I couldn’t sleep early this morning and wound up catching up on all manner of web geekery (you get extra points for web geekery on the weekend, I find, and triple if it’s before 8 am) when I was struck by something that Jason Calacanis said on CalacanisCast, with reference to Weblogs, Inc., the blog network that he founded:

We broke out when we went to a multi-brand strategy.

This is something that I think about a lot at Blogcritics (where I’m exec producer): how to take a highly (but not massively) successful online magazine of 1,800 writers and two million+ monthly page views (on pace to hit three million this month!) to the vaunted “next level.”

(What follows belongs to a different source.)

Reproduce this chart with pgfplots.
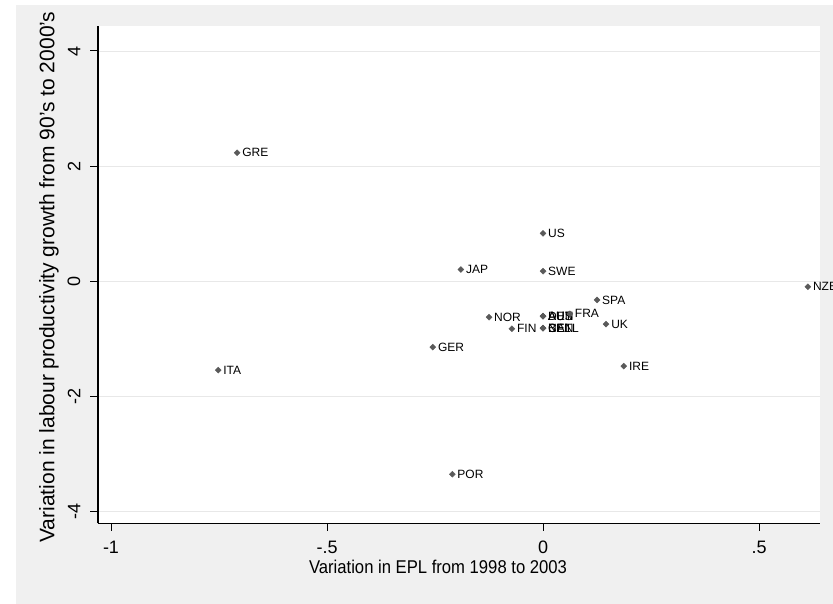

Now, I know that Jason’s (correct) argument is that Weblogs grew to be massively successful because it hit the consumer channels – web gadgets, cars, gaming, gossip – where there was already demand online. To do this, Weblogs found talented writers and paid them to be stars within their sphere, and then paid for advertising to draw readers on the hope that they would stick around and spread the word themselves.

Blogcritics began slowly embarking on a “multi-brand strategy” of its own in 2006 with the launch of Desicritics, a “spin-off” of the Blogcritics model (lots of volunteer writers, a bunch of editors, and a massive content publishing system developed by our whiz of a Technical Director, Phillip Winn) that focuses on India and South Asia.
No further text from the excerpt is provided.